The Saudi insurance sector saw GWP growth of about 8.3% to SAR37.8bn ($10.1bn) in 2019, following two years of contraction, according to the latest market report by S&P Global Ratings. Post-zakat income jumped by 146% to SAR1bn in 2019 against SAR406m in 2018. This significant market improvement is mainly attributed to the stronger earnings at heavyweights including Bupa Arabia, Tawuniya and MedGulf.
Given that there is a relatively large number of small and loss-making insurers in the market, S&P credit analyst Emir Mujkic expects to see accelerated consolidation in the sector or market exits over the coming quarters stemming from lower oil prices and COVID-19 pressures.
The sector is expected to report strong overall underwriting results in 1H2020, said S&P, due to a sharp reduction in motor and medical claims offsetting some weaker investment returns.

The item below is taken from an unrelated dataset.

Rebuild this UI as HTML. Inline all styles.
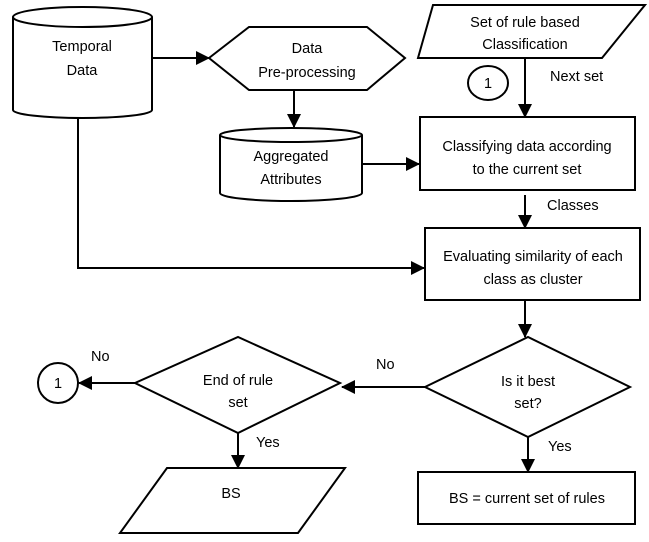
<!DOCTYPE html>
<html><head><style>
html,body{margin:0;padding:0;background:#fff;}
svg{display:block;}
text{font-family:"Liberation Sans",sans-serif;font-size:14.5px;fill:#000;}
</style></head><body>
<svg width="649" height="542" viewBox="0 0 649 542" xmlns="http://www.w3.org/2000/svg">
<defs>
<marker id="b" markerWidth="14" markerHeight="14" refX="13" refY="7" orient="auto" markerUnits="userSpaceOnUse"><path d="M0,0 L14,7 L0,14 z" fill="#000"/></marker></defs>
<g fill="none" stroke="#000" stroke-width="2">
<path d="M13,17 V110 A69.5,8 0 0 0 152,110 V17"/>
<ellipse cx="82.5" cy="17" rx="69.5" ry="10"/>
<polygon points="209,58 249,27 367,27 405,58 367,90 249,90"/>
<path d="M220,135 V193 A71,8 0 0 0 362,193 V135"/>
<ellipse cx="291" cy="135" rx="71" ry="7"/>
<polygon points="433,5 645,5 602,58 418,58"/>
<ellipse cx="488" cy="83" rx="20" ry="17"/>
<rect x="420" y="117" width="215" height="73"/>
<rect x="425" y="228" width="215" height="72"/>
<polygon points="425,387 528,337 630,387 528,437"/>
<polygon points="135,383 238,337 340,383 238,433"/>
<circle cx="58" cy="383" r="20"/>
<polygon points="167,468 345,468 298,533 120,533"/>
<rect x="418" y="472" width="217" height="52"/>
<line x1="152" y1="58" x2="209" y2="58" marker-end="url(#b)"/>
<line x1="294" y1="90" x2="294" y2="127" marker-end="url(#b)"/>
<line x1="362" y1="164" x2="419" y2="164" marker-end="url(#b)"/>
<line x1="525" y1="58" x2="525" y2="117" marker-end="url(#b)"/>
<line x1="525" y1="195" x2="525" y2="228" marker-end="url(#b)"/>
<polyline points="78,119 78,268 424,268" marker-end="url(#b)"/>
<line x1="525" y1="300" x2="525" y2="337" marker-end="url(#b)"/>
<line x1="425" y1="387" x2="342" y2="387" marker-end="url(#b)"/>
<line x1="135" y1="383" x2="79" y2="383" marker-end="url(#b)"/>
<line x1="238" y1="433" x2="238" y2="468" marker-end="url(#b)"/>
<line x1="528" y1="437" x2="528" y2="472" marker-end="url(#b)"/>
</g>
<g text-anchor="middle">
<text x="82" y="51">Temporal</text><text x="82" y="75">Data</text>
<text x="307" y="53">Data</text><text x="307" y="77">Pre-processing</text>
<text x="291" y="161">Aggregated</text><text x="291" y="184">Attributes</text>
<text x="525" y="27">Set of rule based</text><text x="525" y="49">Classification</text>
<text x="488" y="88">1</text>
<text x="527" y="151">Classifying data according</text><text x="527" y="174">to the current set</text>
<text x="533" y="261">Evaluating similarity of each</text><text x="533" y="284">class as cluster</text>
<text x="528" y="386">Is it best</text><text x="528" y="408">set?</text>
<text x="238" y="385">End of rule</text><text x="238" y="407">set</text>
<text x="58" y="388">1</text>
<text x="231" y="498">BS</text>
<text x="527" y="503">BS = current set of rules</text>
</g>
<text x="550" y="81">Next set</text>
<text x="547" y="210">Classes</text>
<text x="376" y="369">No</text>
<text x="91" y="361">No</text>
<text x="256" y="447">Yes</text>
<text x="548" y="451">Yes</text>
</svg>
</body></html>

However, measures taken to contain COVID-19, including travel bans and curfews; lower oil prices, leading to delays or cancellations of non-essential infrastructure projects; and a general decline in disposable income due to the VAT increase and social benefit cuts could negatively affect the sector’s GWP growth and earnings prospects in 2H2020 and over the next year, said S&P.
With 32 insurers in the market, the Saudi insurance sector remains highly concentrated in terms of GWP and earnings. In 2019, the five largest primary insurers had a market share of about 68%, said the report. The largest insurer Bupa Arabia crossed the SAR10bn GWP mark for the first time but there were 13 companies that generated less than SAR367m and another six that wrote less than SAR200m.
The five largest insurers by GWP reported a combined post-zakat profit of about SAR1.2bn in 2019, while the remaining 26 primary insurers recorded a combined post-zakat loss of about SAR177m. In 2018, post-zakat losses were reported by 13 insurers, representing about 42% of all primary insurers in the market, said the report. These companies had a combined market share of about 12%.
Mr Mujkic expects that the credit conditions for these small and loss-making insurers will continue to weaken. Consolidation will help insurers to dilute some of their expenses, which are relatively high in Saudi Arabia compared with other markets, he said.